--- DATA EXTRACT ---

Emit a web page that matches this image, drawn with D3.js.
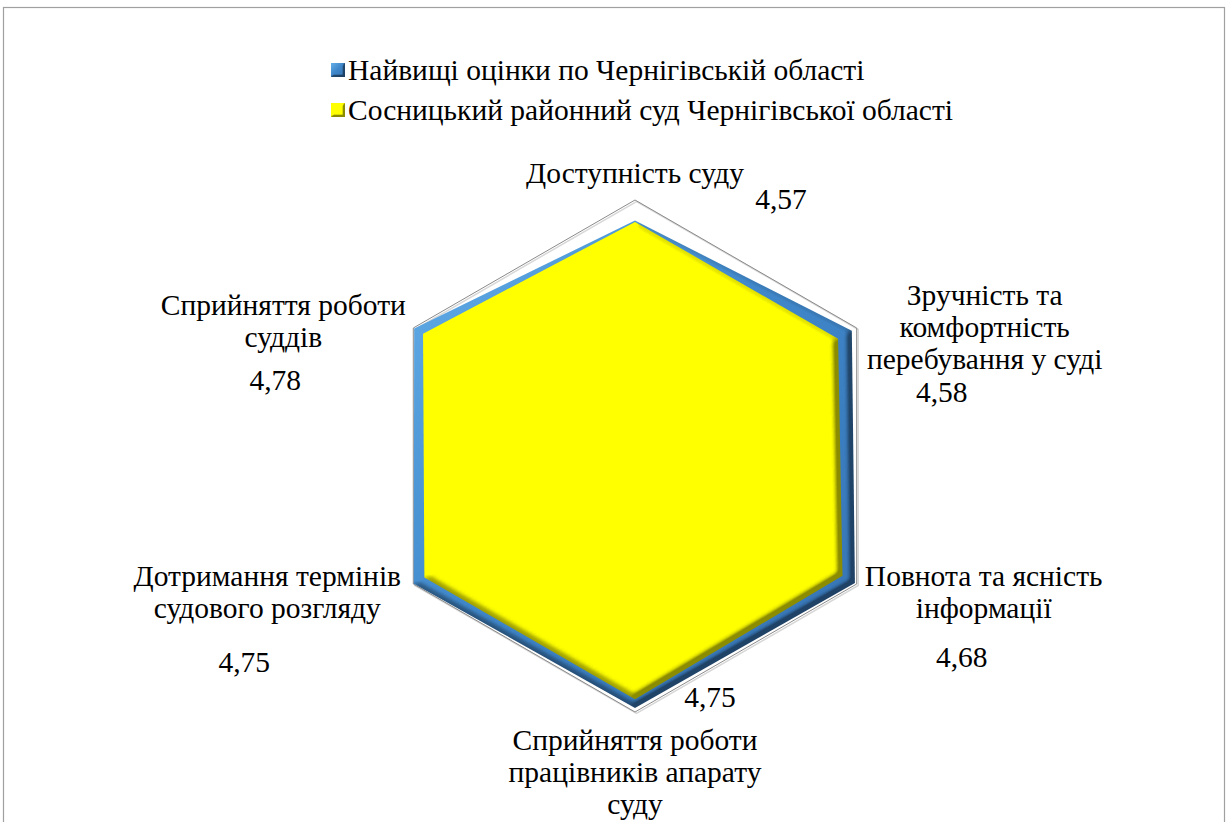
<!DOCTYPE html>
<html>
<head>
<meta charset="UTF-8">
<script src="https://cdn.jsdelivr.net/npm/d3@7"></script>
<style>
  body { margin: 0; background: #fff; }
  #wrap { position: relative; width: 1228px; height: 822px; overflow: hidden; }
  #wrap svg { position: absolute; left: 0; top: 0; }
  .lbl { position: absolute; white-space: pre; font-family: "Liberation Serif", "Times New Roman", serif; color: #000; line-height: normal; }
  .mid { transform: translateX(-50%); }
</style>
</head>
<body>
<div id="wrap"></div>
<script>
const categories = [
  ["Доступність суду"],
  ["Зручність та", "комфортність", "перебування у суді"],
  ["Повнота та ясність", "інформації"],
  ["Сприйняття роботи", "працівників апарату", "суду"],
  ["Дотримання термінів", "судового розгляду"],
  ["Сприйняття роботи", "суддів"]
];
const seriesNames = [
  "Найвищі оцінки по Чернігівській області",
  "Сосницький районний суд Чернігівської області"
];
const regionBest = [4.60, 4.89, 4.96, 4.92, 4.99, 4.98];
const courtScores = [4.57, 4.58, 4.68, 4.75, 4.75, 4.78];
const axisMax = 5;

// label placement relative to the outer vertex (layout only)
const catOffset = [[0, -17], [128, -23], [127, 2], [0, 38], [-146, 2], [-130, -13]];
const valOffset = [[146, 9], [85, 74], [105, 83], [75, -5], [-169, 88], [-138, 62]];

const W = 1228, H = 822;
const cx = 635, cy = 456, R = 256;
const FS = 29.5;
const ASC = 0.891 * FS; // baseline offset of Liberation Serif

const wrap = d3.select("#wrap");
const svg = wrap.append("svg").attr("width", W).attr("height", H);

const defs = svg.append("defs");
function bevel(id, sd, scale) {
  const f = defs.append("filter").attr("id", id)
    .attr("color-interpolation-filters", "sRGB")
    .attr("x", "-10%").attr("y", "-10%").attr("width", "120%").attr("height", "120%");
  f.append("feGaussianBlur").attr("in", "SourceAlpha").attr("stdDeviation", sd).attr("result", "blur");
  f.append("feDiffuseLighting").attr("in", "blur").attr("surfaceScale", scale)
    .attr("diffuseConstant", 1.556).attr("lighting-color", "#fff").attr("result", "diff")
    .append("feDistantLight").attr("azimuth", 225).attr("elevation", 40);
  f.append("feComposite").attr("in", "SourceGraphic").attr("in2", "diff")
    .attr("operator", "arithmetic").attr("k1", 0.45).attr("k2", 0.55).attr("k3", 0).attr("k4", 0);
}
bevel("bevelBig", 3, 8);
bevel("bevelSmall", 1.2, 4);

const grad = defs.append("linearGradient").attr("id", "blueFill")
  .attr("x1", 0).attr("y1", 0).attr("x2", 1).attr("y2", 1);
grad.append("stop").attr("offset", 0).attr("stop-color", "#63afe9");
grad.append("stop").attr("offset", 0.45).attr("stop-color", "#4088cb");
grad.append("stop").attr("offset", 1).attr("stop-color", "#3572b2");

// chart frame
svg.append("rect")
  .attr("x", 3.5).attr("y", 7.5).attr("width", 1221).attr("height", 840)
  .attr("fill", "none").attr("stroke", "#a0a0a0").attr("stroke-width", 1.2);

const r = d3.scaleLinear().domain([0, axisMax]).range([0, R]);
const angle = d3.scaleLinear().domain([0, categories.length]).range([0, 2 * Math.PI]);

const pt = (v, i) => [cx + r(v) * Math.sin(angle(i)), cy - r(v) * Math.cos(angle(i))];
const line = d3.line().curve(d3.curveLinearClosed);

// outer grid hexagon with a faint shadow
const outer = categories.map((c, i) => pt(axisMax, i));
svg.append("path")
  .attr("d", line(outer))
  .attr("transform", "translate(1.5,1.5)")
  .attr("fill", "none").attr("stroke", "#d8d8d8").attr("stroke-width", 1.5);
svg.append("path")
  .attr("d", line(outer))
  .attr("fill", "none").attr("stroke", "#8a8a8a").attr("stroke-width", 1);

// series
svg.append("path")
  .attr("d", line(regionBest.map(pt)))
  .attr("fill", "url(#blueFill)")
  .attr("filter", "url(#bevelBig)");
svg.append("path")
  .attr("d", line(courtScores.map(pt)))
  .attr("fill", "#ffff00")
  .attr("filter", "url(#bevelBig)");

// text as html on top of the svg, x = anchor, y = baseline
const label = (x, y, s, centered) => wrap.append("div")
  .attr("class", centered ? "lbl mid" : "lbl")
  .style("left", x + "px")
  .style("top", (y - ASC) + "px")
  .style("font-size", FS + "px")
  .text(s);

const fmt = d3.formatLocale({ decimal: ",", thousands: " ", grouping: [3], currency: ["", ""] }).format(".2f");

// category labels
categories.forEach((lines, i) => {
  const [x, y] = outer[i];
  lines.forEach((s, k) => label(x + catOffset[i][0], y + catOffset[i][1] + k * 32, s, true));
});

// value labels (court series)
courtScores.forEach((v, i) => {
  const [x, y] = outer[i];
  label(x + valOffset[i][0], y + valOffset[i][1], fmt(v), true);
});

// legend
const legendColors = ["url(#blueFill)", "#ffff00"];
seriesNames.forEach((name, i) => {
  svg.append("rect")
    .attr("x", 331).attr("y", 63 + i * 40)
    .attr("width", 14).attr("height", 14)
    .attr("fill", legendColors[i])
    .attr("filter", "url(#bevelSmall)");
  label(348, 80 + i * 40, name, false);
});
</script>
</body>
</html>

---

— EXERCISE —
From the listing, extract all text exactly as given and drop any picture.

— REPLY —
Emit a web page that matches this image, drawn with D3.js.
<!DOCTYPE html>
<html>
<head>
<meta charset="UTF-8">
<script src="https://cdn.jsdelivr.net/npm/d3@7"></script>
<style>
  body { margin: 0; background: #fff; }
  #wrap { position: relative; width: 1228px; height: 822px; overflow: hidden; }
  #wrap svg { position: absolute; left: 0; top: 0; }
  .lbl { position: absolute; white-space: pre; font-family: "Liberation Serif", "Times New Roman", serif; color: #000; line-height: normal; }
  .mid { transform: translateX(-50%); }
</style>
</head>
<body>
<div id="wrap"></div>
<script>
const categories = [
  ["Доступність суду"],
  ["Зручність та", "комфортність", "перебування у суді"],
  ["Повнота та ясність", "інформації"],
  ["Сприйняття роботи", "працівників апарату", "суду"],
  ["Дотримання термінів", "судового розгляду"],
  ["Сприйняття роботи", "суддів"]
];
const seriesNames = [
  "Найвищі оцінки по Чернігівській області",
  "Сосницький районний суд Чернігівської області"
];
const regionBest = [4.60, 4.89, 4.96, 4.92, 4.99, 4.98];
const courtScores = [4.57, 4.58, 4.68, 4.75, 4.75, 4.78];
const axisMax = 5;

// label placement relative to the outer vertex (layout only)
const catOffset = [[0, -17], [128, -23], [127, 2], [0, 38], [-146, 2], [-130, -13]];
const valOffset = [[146, 9], [85, 74], [105, 83], [75, -5], [-169, 88], [-138, 62]];

const W = 1228, H = 822;
const cx = 635, cy = 456, R = 256;
const FS = 29.5;
const ASC = 0.891 * FS; // baseline offset of Liberation Serif

const wrap = d3.select("#wrap");
const svg = wrap.append("svg").attr("width", W).attr("height", H);

const defs = svg.append("defs");
function bevel(id, sd, scale) {
  const f = defs.append("filter").attr("id", id)
    .attr("color-interpolation-filters", "sRGB")
    .attr("x", "-10%").attr("y", "-10%").attr("width", "120%").attr("height", "120%");
  f.append("feGaussianBlur").attr("in", "SourceAlpha").attr("stdDeviation", sd).attr("result", "blur");
  f.append("feDiffuseLighting").attr("in", "blur").attr("surfaceScale", scale)
    .attr("diffuseConstant", 1.556).attr("lighting-color", "#fff").attr("result", "diff")
    .append("feDistantLight").attr("azimuth", 225).attr("elevation", 40);
  f.append("feComposite").attr("in", "SourceGraphic").attr("in2", "diff")
    .attr("operator", "arithmetic").attr("k1", 0.45).attr("k2", 0.55).attr("k3", 0).attr("k4", 0);
}
bevel("bevelBig", 3, 8);
bevel("bevelSmall", 1.2, 4);

const grad = defs.append("linearGradient").attr("id", "blueFill")
  .attr("x1", 0).attr("y1", 0).attr("x2", 1).attr("y2", 1);
grad.append("stop").attr("offset", 0).attr("stop-color", "#63afe9");
grad.append("stop").attr("offset", 0.45).attr("stop-color", "#4088cb");
grad.append("stop").attr("offset", 1).attr("stop-color", "#3572b2");

// chart frame
svg.append("rect")
  .attr("x", 3.5).attr("y", 7.5).attr("width", 1221).attr("height", 840)
  .attr("fill", "none").attr("stroke", "#a0a0a0").attr("stroke-width", 1.2);

const r = d3.scaleLinear().domain([0, axisMax]).range([0, R]);
const angle = d3.scaleLinear().domain([0, categories.length]).range([0, 2 * Math.PI]);

const pt = (v, i) => [cx + r(v) * Math.sin(angle(i)), cy - r(v) * Math.cos(angle(i))];
const line = d3.line().curve(d3.curveLinearClosed);

// outer grid hexagon with a faint shadow
const outer = categories.map((c, i) => pt(axisMax, i));
svg.append("path")
  .attr("d", line(outer))
  .attr("transform", "translate(1.5,1.5)")
  .attr("fill", "none").attr("stroke", "#d8d8d8").attr("stroke-width", 1.5);
svg.append("path")
  .attr("d", line(outer))
  .attr("fill", "none").attr("stroke", "#8a8a8a").attr("stroke-width", 1);

// series
svg.append("path")
  .attr("d", line(regionBest.map(pt)))
  .attr("fill", "url(#blueFill)")
  .attr("filter", "url(#bevelBig)");
svg.append("path")
  .attr("d", line(courtScores.map(pt)))
  .attr("fill", "#ffff00")
  .attr("filter", "url(#bevelBig)");

// text as html on top of the svg, x = anchor, y = baseline
const label = (x, y, s, centered) => wrap.append("div")
  .attr("class", centered ? "lbl mid" : "lbl")
  .style("left", x + "px")
  .style("top", (y - ASC) + "px")
  .style("font-size", FS + "px")
  .text(s);

const fmt = d3.formatLocale({ decimal: ",", thousands: " ", grouping: [3], currency: ["", ""] }).format(".2f");

// category labels
categories.forEach((lines, i) => {
  const [x, y] = outer[i];
  lines.forEach((s, k) => label(x + catOffset[i][0], y + catOffset[i][1] + k * 32, s, true));
});

// value labels (court series)
courtScores.forEach((v, i) => {
  const [x, y] = outer[i];
  label(x + valOffset[i][0], y + valOffset[i][1], fmt(v), true);
});

// legend
const legendColors = ["url(#blueFill)", "#ffff00"];
seriesNames.forEach((name, i) => {
  svg.append("rect")
    .attr("x", 331).attr("y", 63 + i * 40)
    .attr("width", 14).attr("height", 14)
    .attr("fill", legendColors[i])
    .attr("filter", "url(#bevelSmall)");
  label(348, 80 + i * 40, name, false);
});
</script>
</body>
</html>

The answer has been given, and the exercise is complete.